An argument for freedom
After being absolutely incorrigible for my holiday celebrations, I vowed to celebrate the next holiday, which happens to be Martin Luther King, Jr. Day. Hallmark doesn't have a section for this particular holiday, but for that matter it doesn't cover President's Day all that well either.
For the past week, I've pulled out the old books from my academic years and reread some of the words Dr. King.
King wrote about much more than race relations and the struggle for civil rights. He wrote about humanity and its potential. Guided by his background as a preacher, he had a wonderful way of dramatizing the issues of his generation.
"Today our very survival depends on our ability to stay awake, to adjust to new ideas, to remain vigilant and to face the challenge of change," he stated in his essay The World House.
And later in the same essay, "Together we must learn to live as brothers or together we will be forced to perish as fools".
Though I read his books in college, it was only when I heard tapes of King preaching in church did I understand the real power of King's language. In the national spotlight, his speeches anchored the issues and causes of his day with the plain speech of a man who spoke the language and experience of real people. When he said, "I have a dream" he was simply stating his vision of a new tomorrow.
When he was preaching, he used another aspect of that same gift. Instead of preaching to the people "Be happy with who you are", Dr. King gave a sermon about the perils of wanting to be a Cadillac when you're a Ford.
There are many ways to make a point, and never one for subtlety, to make me see a point. And this past week of thinking about Martin Luther King, Jr. has brought to mind an argument from college that has never left my mind.

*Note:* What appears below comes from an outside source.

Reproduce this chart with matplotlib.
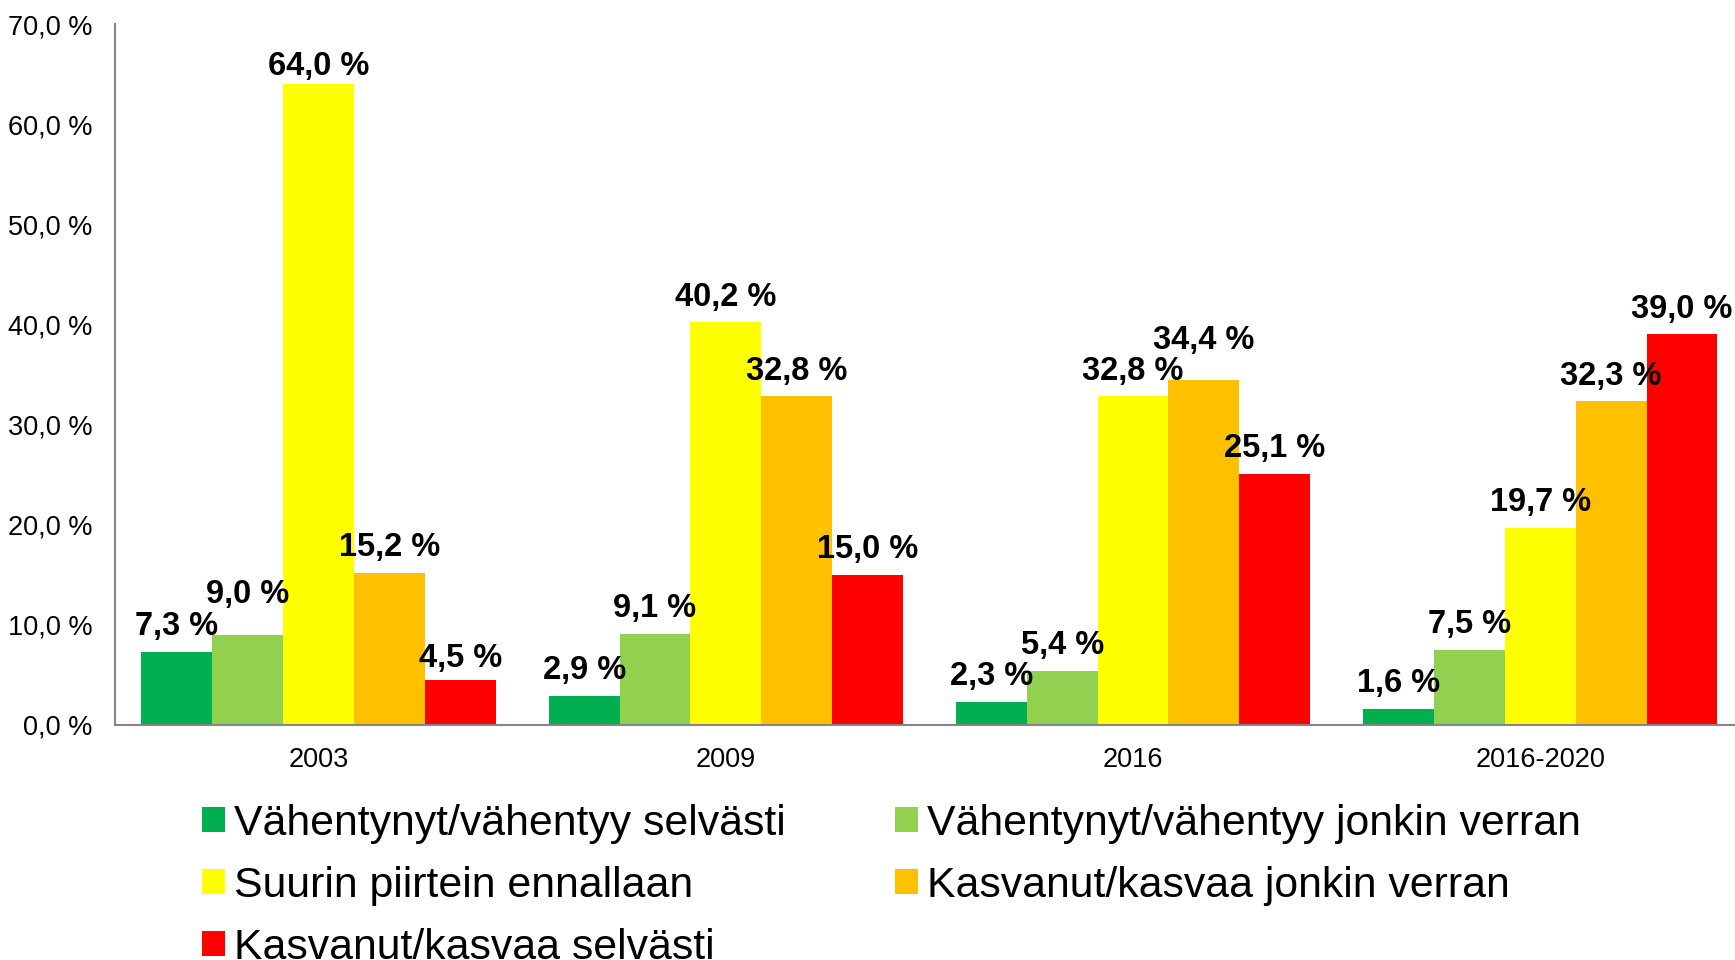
import numpy as np
import matplotlib.pyplot as plt
from matplotlib.ticker import FuncFormatter

plt.rcParams['font.family'] = ['Liberation Sans', 'DejaVu Sans']

categories = ['2003', '2009', '2016', '2016-2020']
series_names = ['Vähentynyt/vähentyy selvästi',
                'Vähentynyt/vähentyy jonkin verran',
                'Suurin piirtein ennallaan',
                'Kasvanut/kasvaa jonkin verran',
                'Kasvanut/kasvaa selvästi']
vahentynyt_selvasti = [7.3, 2.9, 2.3, 1.6]
vahentynyt_jonkin = [9.0, 9.1, 5.4, 7.5]
ennallaan = [64.0, 40.2, 32.8, 19.7]
kasvanut_jonkin = [15.2, 32.8, 34.4, 32.3]
kasvanut_selvasti = [4.5, 15.0, 25.1, 39.0]
colors = ['#00B050', '#92D050', '#FFFF00', '#FFC000', '#FF0000']

series = [vahentynyt_selvasti, vahentynyt_jonkin, ennallaan,
          kasvanut_jonkin, kasvanut_selvasti]

# some labels were nudged by hand in the original (series, category) -> points
label_nudge = {(1, 0): 22.5, (3, 2): 22.5, (2, 0): 6.5, (4, 0): 9}

fig = plt.figure(figsize=(17.35, 9.6), dpi=100)
ax = fig.add_axes([0.0663, 0.245, 0.9388, 0.730])

x = np.arange(len(categories))
w = 0.174
bars = []
for i, (vals, name, col) in enumerate(zip(series, series_names, colors)):
    b = ax.bar(x + (i - 2) * w, vals, w, color=col, label=name)
    bars.append(b)
    for j, (xi, v) in enumerate(zip(x + (i - 2) * w, vals)):
        dy = label_nudge.get((i, j), 12)
        ax.annotate(f'{v:.1f} %'.replace('.', ','), (xi, v), xytext=(0, dy),
                    textcoords='offset points', ha='center', va='baseline',
                    fontsize=23.5, fontweight='bold')

ax.set_xlim(-0.5, 3.5)
ax.set_ylim(0, 70)
ax.set_yticks(np.arange(0, 71, 10))
ax.yaxis.set_major_formatter(FuncFormatter(lambda v, p: f'{v:.1f} %'.replace('.', ',')))
ax.set_xticks(x)
ax.set_xticklabels(categories)
ax.tick_params(axis='both', length=0, labelsize=19.5, pad=16)
for s in ['top', 'right']:
    ax.spines[s].set_visible(False)
for s in ['left', 'bottom']:
    ax.spines[s].set_color('#868686')
    ax.spines[s].set_linewidth(1.5)

# row-major order like the original legend
order = [0, 2, 4, 1, 3]
fig.legend(handles=[bars[k] for k in order], loc='upper left',
           bbox_to_anchor=(0.1164, 0.163),
           ncol=2, frameon=False, fontsize=30.75, borderpad=0, borderaxespad=0,
           handlelength=0.53, handleheight=0.53, handletextpad=0.22,
           columnspacing=2.56, labelspacing=0.52)

fig.savefig('out.png', dpi=100)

For a freshman English pre-requisite I took a Comparative Literature course where we read the book "Beloved" by Toni Morrison. The book chronicles the life of an escaped slave who takes the life of her child so that it won't be subjected to a life of slavery. The ghost of that child haunts the woman for the rest of her life.
During one class, we discussed the murder of the child. I was an opinionated girl that had lived a very sheltered life growing up in Salt Lake City, Utah. Not so different from a life that you might lead in Montana or anywhere in the West for that matter.
For a large portion of the class, I argued with an African-american woman about the morality of taking the child's life. I took the side that murder was inexcusable. I was surprised to find that the woman, her name escapes me now, was equally adamant that the murder was best understood as a way to spare her child the horrors of slavery. Years later, though I have forgotten the class, I cannot forget the argument. We argued loud and long, neither giving an inch.
Years later, as I attempt to find meaning about Martin Luther King, Jr. Day in Montana, the argument haunts me. Not for my moral argument, I could make that same argument again. But the pitch of my argument - the presumption that I was right, that I had some moral high hand.
Having aged and seen the world, I think I see her point. Right or wrong, some people are willing to pay any price for freedom (an argument I'm sure our forefathers in the Revolutionary War could make) . Which, if anything, makes me understand how precious freedom really is.
These days, I'm not sure what the argument was all about in the first place. It shouldn't have been about right or wrong, it should have been about understanding two viewpoints of one experience.
And it shouldn't take an argument to underscore that point.
Christine Hensleigh is the editor of the Whitefish Pilot.